Vienna Doesn’t Mean That Much To Me…

The parallel existence of two concepts of perfection, one strict (“perfection,” as such) and the other loose (“excellence”), has given rise — perhaps since antiquity but certainly since the Renaissance — to a singular paradox: that the greatest perfection is imperfection

so the apostle paul is meeting up some people in the middle of this square called the areopagus in athens. this was a place known by the locals as the place where philosophers went to talk about the latest fad. it was the center of popular beliefs and gossip, even spiritual fads too. one of the known features of this particular geographic was this pantheon or hall of gods. just to be safe these greek followers of zeus placed this one statue right amongst the others and gave it a name: the unknown god.

the god who is a mystery, to the greeks has a name. irony? i think so. in fact, i think this whole episode is dripping with greek irony so much so that shakespeare might have wished he would have written this encounter. because i don’t think paul is attempting to change their beliefs, i also don’t think he is attempting to convert them in any way. i think that view trivializes the apparent sarcasm that is prevalent throughout the narrator’s explanation along with the nuances of this supposed conversation. take for example, when paul over-emphatically proclaims to his audience that they are ‘very religious’ (another translation uses the word superstitious).

i don’t think paul is being a door-to-door salesman here and trying to manipulate them with nice rhetoric, which christians have been blamed for doing in the past. rather i think he is doing something even more subversive, he is taking them to the end of their conclusions. he is sarcastically leading them through their belief system, again, not condemning it, but rather demonstrating the weakness of causality. he is saying: if you are this religious, then this ultimately is where it will lead you. in a sense, i think he is defending their unknown god. the greek word here for unknown is the same word we use for agnosticism.

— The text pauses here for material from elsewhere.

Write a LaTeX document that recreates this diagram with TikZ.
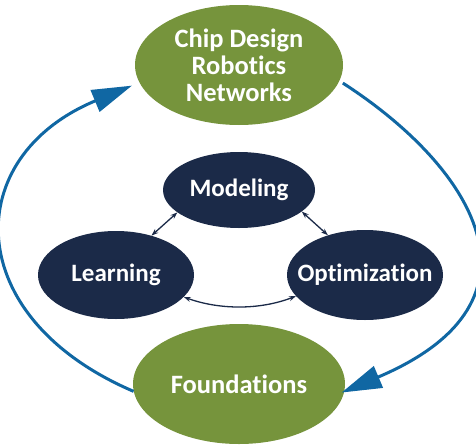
\documentclass[tikz,border=0pt]{standalone}
\usepackage{fontspec}
\setmainfont{Carlito}[Ligatures=NoCommon]
\usetikzlibrary{arrows.meta,shapes.geometric}
\definecolor{olivegreen}{RGB}{118,148,60}
\definecolor{navyblue}{RGB}{27,42,72}
\definecolor{cycleblue}{RGB}{16,103,163}
\tikzset{
 greenbox/.style={ellipse,fill=olivegreen,text=white,align=center,inner sep=0pt,
   font=\bfseries\fontsize{26.5}{27}\selectfont,minimum width=208pt,minimum height=120pt},
 navybox/.style={ellipse,fill=navyblue,text=white,inner sep=0pt,
   font=\bfseries\fontsize{25}{27}\selectfont,minimum width=156pt,minimum height=88pt},
 bigarrow/.style={draw=cycleblue,line width=3pt,-{Triangle[length=40pt,width=23pt]}},
 smallarrow/.style={draw=navyblue,line width=1.3pt,{Stealth[length=7pt,width=5pt]}-{Stealth[length=7pt,width=5pt]}}
}
\begin{document}
\begin{tikzpicture}[x=1pt,y=-1pt]
\useasboundingbox (0,0) rectangle (476,447);
% green ellipses, top and bottom
\node[greenbox] (apps) at (239,65) {Chip Design\\Robotics\\Networks};
\node[greenbox,minimum width=212pt] (found) at (239,384) {Foundations};
% the three inner ones
\node[navybox,minimum width=152pt,minimum height=76pt] (model) at (239,190) {Modeling};
\node[navybox] (learn) at (116,275) {Learning};
\node[navybox,inner xsep=-22pt,minimum height=90pt] (optim) at (365,275) {Optimization};
% outer cycle, edit the controls to bend it
\draw[bigarrow,shorten >=8pt] (found.184) .. controls (-40,317) and (-40,157) .. (apps.190);
\draw[bigarrow,shorten <=4pt,shorten >=-3pt] (apps.-9) .. controls (470,165) and (560,300) .. (found.-4);
% inner links
\draw[smallarrow] (model.200) -- (learn.48);
\draw[smallarrow] (model.341) -- (optim.133);
\draw[smallarrow] (learn.342) .. controls (220,310) and (260,310) .. (optim.197);
\end{tikzpicture}
\end{document}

a tear in the natural order of knowing. a gap. a wound. a scar. a place where we cannot know.

then he starts to quote their philosophers, who in turn were speaking about zeus (EX: …’we live and move and have our being’…) but he uses the term God as we have it recorded to be. but he never once condemns their belief. he simply uses the term/title that he understands god as. his audience would have caught onto this. another reason why i think he was being sarcastic is the undercurrent of greco irony which displaces not only the character (the hall of gods;truth;knowledge – in this narrative) but the idea of fluidity or the militant claim that perfection has only one definition.

and so in this conversation we see paul pushing the boundaries of belief so far that he begins challenging his audience with their own beliefs. which again this wasn’t foreign to the greek philosophers. they would been more than okay with this approach. and so his over-identification of God (saying god has created everything and etc.) although it might be true in theory is more of an ideological catch-22. and in this moment is when the wheels begin turning, because paul is indirectly speaking back into the belief of this unknown god.

paul is speaking of this gap. this unknown.

and for me, this is the centerpiece of his conversation, not the god itself but rather the need for the unknown. for agnosticism. this is why he also says god cant be a statue. god is fluid. god is untouchable (this is different from claiming that god isn’t relatable). this is why ultimately things like theology, doctrine, dogma and etc. don’t work, because taken to the end of our conclusion we are left with nothing more than a system of beliefs and no god left to worship. paul i think is claiming the same thing. that they can believe in all kinds of different things and be into the latest fads (for christians, it might be the emergent church or open theism and so on), but ultimately we don’t know. and the irony that i think he is playing on here is that the unknown is the closest we get to faith. that unbelief is belief. that denial is acceptance. i am not naive enough to think that we can simply get away with absolving ourselves from community. for it is in the evolutionary development of religion that we find beliefs are created to pose a sense of community. i posit we don’t need beliefs to create community, but rather we need each other to create community.

we need to believe in each other to solidify this community. before i get called a heretic. let’s talk about hegel for a second. he once thought that the holy spirit was God emptying his/herself into humanity. the human bond. let’s go with this for this discussion. if hegel was right, then once we create ‘knowns’ we create distance between us and the holy spirit (remember, this is hegels’: human bond) and so ultimately beliefs actually don’t create community, they distance us from community.

they dismantle it.they destroy it. i am not saying we don’t need beliefs, but i am saying that if we truly desire community (some people term this church and etc.) then we must be willing to walk away from beliefs, no matter what side of the fence we’re on….

think about this on a social level…it is our superstitions that keep us from knowing each other. it is those things that create to keep ourselves safe from the unknown – the other stands in the place of the unknown. and represents that thing we fear the most. and so to dissociate ourselves from the other we are forced to betray the notion of loving our neighbour (the other) by including ideological barriers that keep us from connecting with the one we are meant to love. beliefs are violent. they separate us from the object of our desire.